SECURITIES AND EXCHANGE COMMISSION

Washington, D.C. 20549

 

 

 

FORM 8-A

 

 

 

FOR REGISTRATION OF CERTAIN CLASSES OF SECURITIES

PURSUANT TO SECTION 12(b) OR (g) OF THE

SECURITIES EXCHANGE ACT OF 1934

 

 

 

Loop Media, Inc.

(Exact name of registrant as specified in its charter)

 

 

 

Nevada 47-3975872
(State or incorporation or organization) (IRS Employer Identification No.)
   

700 N. Central Ave., Suite 430

Glendale, CA

91203
(Address of Principal Executive Offices) (Zip Code)

 

Securities to be registered pursuant to Section 12(b) of the Act:

 

Title of each class

to be so registered

Name of each exchange on which

each class is to be registered

Common stock, par value $0.0001 per share NYSE American LLC

 

 

 

If this form relates to the registration of a class of securities pursuant to Section 12(b) of the Exchange Act and is effective pursuant to General Instruction A.(c) or (e), check the following box. x

 

If this form relates to the registration of a class of securities pursuant to Section 12(g) of the Exchange Act and is effective pursuant to General Instruction A.(d) or (e), check the following box. ¨

 

If this form relates to the registration of a class of securities concurrently with a Regulation A offering, check the following box. ¨

 

Securities Act registration statement or Regulation A offering statement file number to which this form relates:

333- 262416.

 

Securities to be registered pursuant to Section 12(g) of the Act:

None.

 

 

 

 

 

 

INFORMATION REQUIRED IN REGISTRATION STATEMENT

 

Item 1. Description of Registrant’s Securities to be Registered.

 

Loop Media, Inc. (the “Company”) hereby incorporates by reference herein the description of its common stock, par value $0.0001 per share (the “Common Stock”), to be registered hereunder, set forth under the heading “Description of Capital Stock” in the Company’s prospectus constituting part of the Registration Statement on Form S-1 (File No. 333-262416) of the Company, initially filed on January 28, 2022, with the Securities and Exchange Commission (the “Commission”) under the Securities Act of 1933, as amended, as thereafter amended and supplemented.

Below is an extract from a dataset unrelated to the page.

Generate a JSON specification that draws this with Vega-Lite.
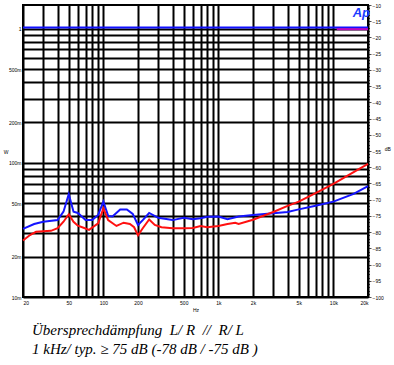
{
  "$schema": "https://vega.github.io/schema/vega-lite/v6.json",
  "width": 345,
  "height": 292,
  "autosize": {"type": "none"},
  "padding": {"left": 23, "top": 5, "right": 26, "bottom": 68},
  "background": "white",
  "config": {
    "view": {"stroke": "black", "strokeWidth": 2},
    "axis": {"labelFont": "Liberation Sans", "labelFontSize": 5, "labelColor": "black", "titleFont": "Liberation Sans", "titleFontSize": 5, "titleFontWeight": "normal", "titleColor": "black", "domain": false, "gridColor": "black", "gridWidth": 2, "gridOpacity": 1, "tickColor": "black"}
  },
  "title": {
    "text": ["Übersprechdämpfung\u00a0\u00a0L/ R\u00a0\u00a0//\u00a0\u00a0R/ L", "1 kHz/ typ. ≥ 75 dB (-78 dB / -75 dB )"],
    "orient": "bottom", "anchor": "start", "frame": "group",
    "font": "Liberation Serif", "fontStyle": "italic", "fontWeight": "normal",
    "fontSize": 15, "lineHeight": 18.5, "color": "black", "dx": 9, "offset": 11
  },
  "encoding": {
    "x": {"field": "f", "type": "quantitative",
      "scale": {"type": "log", "domain": [20, 20000], "nice": false},
      "axis": {"title": "Hz", "grid": true, "ticks": false, "labelPadding": 3, "titlePadding": 2,
        "values": [20,30,40,50,60,70,80,90,100,200,300,400,500,600,700,800,900,1000,2000,3000,4000,5000,6000,7000,8000,9000,10000,20000],
        "labelExpr": "datum.value==1000?'1k':datum.value==2000?'2k':datum.value==5000?'5k':datum.value==10000?'10k':datum.value==20000?'20k':(datum.value==20||datum.value==50||datum.value==100||datum.value==200||datum.value==500)?''+datum.value:''"}}
  },
  "layer": [
    {
      "data": {"values": [
        {"f": 20, "W": 1.02, "s": "ref"},
        {"f": 20000, "W": 1.02, "s": "ref"},
        {"f": 10700, "W": 0.99, "s": "mag"},
        {"f": 20000, "W": 0.99, "s": "mag"}
      ]},
      "mark": {"type": "line", "strokeWidth": 2},
      "encoding": {
        "y": {"field": "W", "type": "quantitative",
          "scale": {"type": "log", "domain": [0.01, 1.5], "nice": false},
          "axis": {"title": "W", "titleAngle": 0, "titleBaseline": "middle", "titlePadding": 3, "grid": true, "ticks": false, "labelPadding": 2,
            "values": [0.01,0.02,0.03,0.04,0.05,0.06,0.07,0.08,0.09,0.1,0.2,0.3,0.4,0.5,0.6,0.7,0.8,0.9,1],
            "labelExpr": "datum.value==1?'1':datum.value==0.5?'500m':datum.value==0.2?'200m':datum.value==0.1?'100m':datum.value==0.05?'50m':datum.value==0.02?'20m':datum.value==0.01?'10m':''"}},
        "color": {"field": "s", "type": "nominal", "legend": null,
          "scale": {"domain": ["mag", "ref"], "range": ["#c000c0", "#1010ff"]}},
        "order": {"field": "s", "sort": "ascending"}
      }
    },
    {
      "encoding": {
        "y": {"field": "dB", "type": "quantitative",
          "scale": {"domain": [-100, -10], "nice": false, "zero": false},
          "axis": {"orient": "right", "title": "dB", "titleAngle": 0, "titlePadding": 4, "grid": false, "labelPadding": 1, "tickWidth": 0.7,
            "tickSize": {"condition": {"test": "datum.value % 5 == 0", "value": 3}, "value": 1.5},
            "values": [-100,-99,-98,-97,-96,-95,-94,-93,-92,-91,-90,-89,-88,-87,-86,-85,-84,-83,-82,-81,-80,-79,-78,-77,-76,-75,-74,-73,-72,-71,-70,-69,-68,-67,-66,-65,-64,-63,-62,-61,-60,-59,-58,-57,-56,-55,-54,-53,-52,-51,-50,-49,-48,-47,-46,-45,-44,-43,-42,-41,-40,-39,-38,-37,-36,-35,-34,-33,-32,-31,-30,-29,-28,-27,-26,-25,-24,-23,-22,-21,-20,-19,-18,-17,-16,-15,-14,-13,-12,-11,-10],
            "labelExpr": "datum.value % 5 == 0 ? format(datum.value, 'd') : ''"}}
      },
      "layer": [
        {
          "data": {"values": [
            {"f":20,"dB":-79.0,"ch":"L/R"},{"f":25,"dB":-77.5,"ch":"L/R"},{"f":30,"dB":-76.8,"ch":"L/R"},{"f":40,"dB":-76.3,"ch":"L/R"},{"f":45,"dB":-73.7,"ch":"L/R"},{"f":50,"dB":-68.3,"ch":"L/R"},{"f":55,"dB":-73.7,"ch":"L/R"},{"f":60,"dB":-74.1,"ch":"L/R"},{"f":70,"dB":-76.3,"ch":"L/R"},{"f":80,"dB":-76.3,"ch":"L/R"},{"f":90,"dB":-74.7,"ch":"L/R"},{"f":100,"dB":-70.6,"ch":"L/R"},{"f":110,"dB":-75.0,"ch":"L/R"},{"f":120,"dB":-75.2,"ch":"L/R"},{"f":140,"dB":-73.0,"ch":"L/R"},{"f":160,"dB":-73.0,"ch":"L/R"},{"f":180,"dB":-74.4,"ch":"L/R"},{"f":200,"dB":-77.8,"ch":"L/R"},{"f":220,"dB":-76.3,"ch":"L/R"},{"f":250,"dB":-74.1,"ch":"L/R"},{"f":300,"dB":-75.6,"ch":"L/R"},{"f":400,"dB":-76.3,"ch":"L/R"},{"f":500,"dB":-75.6,"ch":"L/R"},{"f":600,"dB":-76.0,"ch":"L/R"},{"f":700,"dB":-75.7,"ch":"L/R"},{"f":800,"dB":-75.3,"ch":"L/R"},{"f":1000,"dB":-75.2,"ch":"L/R"},{"f":1200,"dB":-76.0,"ch":"L/R"},{"f":1500,"dB":-75.2,"ch":"L/R"},{"f":2000,"dB":-74.7,"ch":"L/R"},{"f":3000,"dB":-74.2,"ch":"L/R"},{"f":4000,"dB":-73.8,"ch":"L/R"},{"f":5000,"dB":-73.0,"ch":"L/R"},{"f":7000,"dB":-71.9,"ch":"L/R"},{"f":10000,"dB":-70.6,"ch":"L/R"},{"f":15000,"dB":-68.2,"ch":"L/R"},{"f":20000,"dB":-65.8,"ch":"L/R"},
            {"f":20,"dB":-82.6,"ch":"R/L"},{"f":23,"dB":-80.9,"ch":"R/L"},{"f":26,"dB":-79.9,"ch":"R/L"},{"f":30,"dB":-79.7,"ch":"R/L"},{"f":35,"dB":-79.6,"ch":"R/L"},{"f":40,"dB":-78.8,"ch":"R/L"},{"f":45,"dB":-76.8,"ch":"R/L"},{"f":50,"dB":-74.5,"ch":"R/L"},{"f":55,"dB":-76.8,"ch":"R/L"},{"f":60,"dB":-78.0,"ch":"R/L"},{"f":70,"dB":-78.9,"ch":"R/L"},{"f":75,"dB":-79.3,"ch":"R/L"},{"f":90,"dB":-77.3,"ch":"R/L"},{"f":100,"dB":-72.7,"ch":"R/L"},{"f":110,"dB":-76.3,"ch":"R/L"},{"f":130,"dB":-78.1,"ch":"R/L"},{"f":150,"dB":-77.1,"ch":"R/L"},{"f":170,"dB":-77.5,"ch":"R/L"},{"f":185,"dB":-78.5,"ch":"R/L"},{"f":200,"dB":-81.0,"ch":"R/L"},{"f":220,"dB":-78.8,"ch":"R/L"},{"f":250,"dB":-76.1,"ch":"R/L"},{"f":280,"dB":-77.8,"ch":"R/L"},{"f":320,"dB":-78.5,"ch":"R/L"},{"f":400,"dB":-78.8,"ch":"R/L"},{"f":500,"dB":-78.8,"ch":"R/L"},{"f":600,"dB":-78.7,"ch":"R/L"},{"f":700,"dB":-78.1,"ch":"R/L"},{"f":800,"dB":-78.5,"ch":"R/L"},{"f":1000,"dB":-78.1,"ch":"R/L"},{"f":1200,"dB":-77.5,"ch":"R/L"},{"f":1400,"dB":-77.1,"ch":"R/L"},{"f":1500,"dB":-77.5,"ch":"R/L"},{"f":2000,"dB":-76.2,"ch":"R/L"},{"f":3000,"dB":-73.8,"ch":"R/L"},{"f":4000,"dB":-71.9,"ch":"R/L"},{"f":5000,"dB":-70.6,"ch":"R/L"},{"f":7000,"dB":-68.0,"ch":"R/L"},{"f":10000,"dB":-65.1,"ch":"R/L"},{"f":15000,"dB":-61.5,"ch":"R/L"},{"f":20000,"dB":-59.0,"ch":"R/L"}
          ]},
          "mark": {"type": "line", "strokeWidth": 2},
          "encoding": {
            "color": {"field": "ch", "type": "nominal", "legend": null,
              "scale": {"domain": ["L/R", "R/L"], "range": ["#1414ff", "#ff1010"]}}
          }
        },
        {
          "data": {"values": [{"f": 20000, "dB": -12.5, "t": "Ap"}]},
          "mark": {"type": "text", "font": "Liberation Sans", "fontSize": 13, "fontWeight": "bold", "fontStyle": "italic", "color": "#1a3cff", "align": "right", "baseline": "middle", "dx": 2},
          "encoding": {
            "text": {"field": "t"}
          }
        }
      ]
    }
  ],
  "resolve": {"scale": {"y": "independent", "color": "independent"}}
}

The description of the Common Stock included in any form of prospectus subsequently filed by the Company with the Commission shall be deemed to be incorporated by reference herein. The Common Stock is expected to be listed on the NYSE American LLC.

 

Item 2. Exhibits.

 

Pursuant to the instructions as to exhibits with respect to Form 8-A, no exhibits are required to be filed because no other securities of the Company are registered on the NYSE American LLC and the securities registered hereby are not being registered pursuant to Section 12(g) of the Securities Exchange Act of 1934, as amended.

 

 

 

 

SIGNATURES

 

Pursuant to the requirements of Section 12 of the Securities Exchange Act of 1934, the registrant has duly caused this registration statement to be signed on its behalf by the undersigned, thereto duly authorized.

 

Date: September 19, 2022 Loop Media, Inc.